Different types of narrative hooks:
- The middle of a scene—when executed effectively drops the readers into a situation.
- A vivid glimpse of setting—a memorable picture of a place will pull readers into the narrative.
- A tidbit of interesting information—tell readers something they probably don’t know, and promise them that this information will be relevant to the story that follows. This kind of beginning works best when the information is both specific and arcane.
- A snatch of dialogue—dialogue is immediate. Stories that open with dialogue accomplish several things at once: They introduce the point-of-view character and at least one other; they create an in medias res sense that the reader has entered an ongoing scene; they suggest conflict and hint at mystery and drama; and they characterize the players by what they say and how they speak.
- A dramatic moment—begin at the beginning—the precise moment when the puzzle presents itself.
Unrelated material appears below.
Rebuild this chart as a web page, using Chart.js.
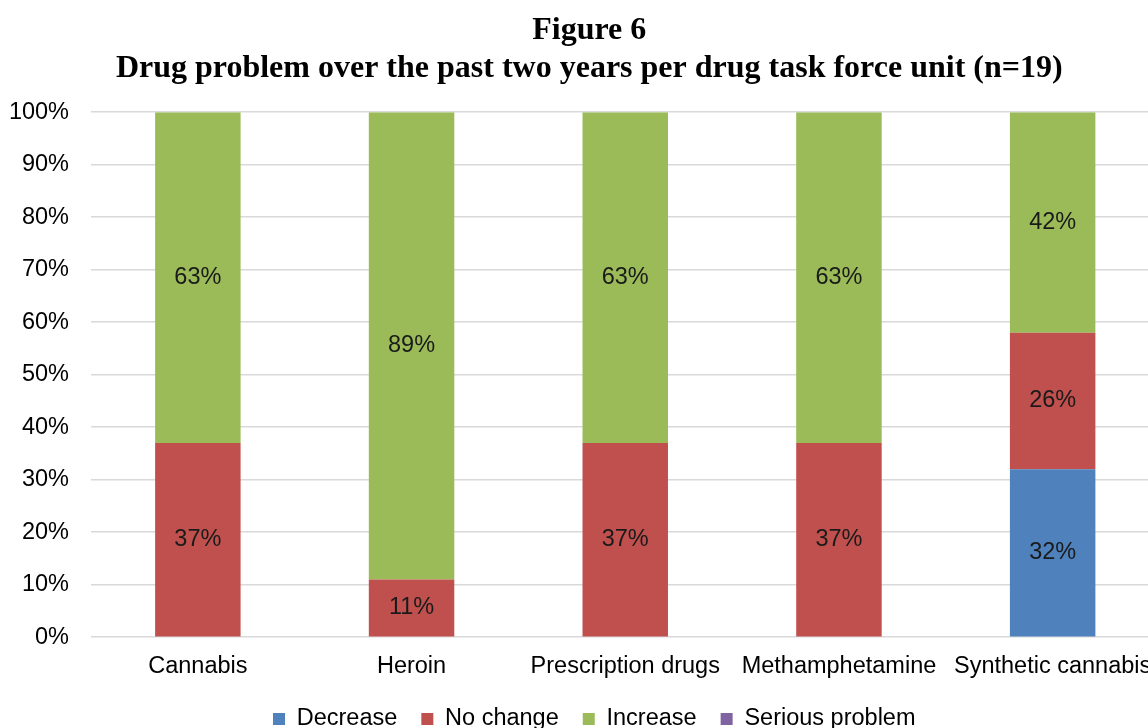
<!DOCTYPE html>
<html>
<head>
<meta charset="utf-8">
<script src="https://cdn.jsdelivr.net/npm/chart.js@4"></script>
<style>
  html, body { margin: 0; padding: 0; overflow: hidden; background: #fff; }
  #wrap { width: 1188px; height: 738px; }
</style>
</head>
<body>
<div id="wrap"><canvas id="drugChart"></canvas></div>
<script>
const drugs = ["Cannabis", "Heroin", "Prescription drugs", "Methamphetamine", "Synthetic cannabis"];
const decrease = [0, 0, 0, 0, 32];
const noChange = [37, 11, 37, 37, 26];
const increase = [63, 89, 63, 63, 42];
const seriousProblem = [0, 0, 0, 0, 0];
const yTicks = [0, 10, 20, 30, 40, 50, 60, 70, 80, 90, 100];

const sansFont = "'Liberation Sans', Arial, sans-serif";

// percentage labels in the middle of each segment
const segmentLabels = {
  id: "segmentLabels",
  afterDatasetsDraw(chart) {
    const ctx = chart.ctx;
    ctx.save();
    ctx.font = "23.5px " + sansFont;
    ctx.fillStyle = "#1a1a1a";
    ctx.textAlign = "center";
    ctx.textBaseline = "middle";
    chart.data.datasets.forEach((ds, i) => {
      const meta = chart.getDatasetMeta(i);
      meta.data.forEach((bar, j) => {
        const v = ds.data[j];
        if (!v) return;
        ctx.fillText(v + "%", bar.x, (bar.y + bar.base) / 2);
      });
    });
    ctx.restore();
  }
};

// title and legend sit a little right of the canvas centre
const nudgeBlocks = {
  id: "nudgeBlocks",
  afterLayout(chart) {
    if (chart.titleBlock) { chart.titleBlock.left += 9.5; chart.titleBlock.right += 9.5; }
    if (chart.legend) { chart.legend.left += 14.5; chart.legend.right += 14.5; }
  }
};

const ctx = document.getElementById("drugChart").getContext("2d");
new Chart(ctx, {
  type: "bar",
  data: {
    labels: drugs,
    datasets: [
      { label: "Decrease", data: decrease, backgroundColor: "#4F81BD" },
      { label: "No change", data: noChange, backgroundColor: "#C0504D" },
      { label: "Increase", data: increase, backgroundColor: "#9BBB59" },
      { label: "Serious problem", data: seriousProblem, backgroundColor: "#8064A2" }
    ]
  },
  options: {
    responsive: true,
    maintainAspectRatio: false,
    animation: false,
    datasets: { bar: { categoryPercentage: 1, barPercentage: 0.4, borderWidth: 0 } },
    layout: { padding: { left: 0, right: 28.5, top: 0, bottom: 0 } },
    plugins: {
      title: {
        display: true,
        text: ["Figure 6", "Drug problem over the past two years per drug task force unit (n=19)"],
        font: { family: "'Liberation Serif', 'Times New Roman', serif", size: 32, weight: "bold", lineHeight: 1.19 },
        color: "#000",
        padding: { top: 12, bottom: 24 }
      },
      legend: {
        position: "bottom",
        maxHeight: 54.8,
        labels: {
          font: { family: sansFont, size: 23.5 },
          color: "#000",
          boxWidth: 12,
          boxHeight: 12,
          padding: 24
        }
      },
      tooltip: { enabled: false }
    },
    scales: {
      x: {
        stacked: true,
        grid: { display: false, drawTicks: false },
        border: { display: false },
        ticks: {
          font: { family: sansFont, size: 23.5 },
          color: "#000",
          padding: 15,
          maxRotation: 0,
          autoSkip: false
        },
        afterFit(scale) { scale.height = 46; }
      },
      y: {
        stacked: true,
        min: 0,
        max: 100,
        grid: { color: "#D9D9D9", lineWidth: 1.5, drawTicks: false },
        border: { display: false },
        afterBuildTicks(scale) { scale.ticks = yTicks.map(v => ({ value: v })); },
        ticks: {
          font: { family: sansFont, size: 23.5 },
          color: "#000",
          padding: 22,
          callback: v => v + "%"
        },
        afterFit(scale) { scale.width = 91; }
      }
    }
  },
  plugins: [segmentLabels, nudgeBlocks]
});
</script>
</body>
</html>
If it happens suddenly, and if its implications are powerful, you will instantly hook your readers.
- An appealing narrative voice—you don’t need high drama or clever wordplay or other tricks to capture your readers’ interest. Promise them an interesting journey through the story.
William G. Tapley in The Elements of Mystery Fiction
Mr. Tapley goes on to say, "The simple job of your story’s first sentence is to persuade your readers to read the second sentence, which will lead them to the third, and so on."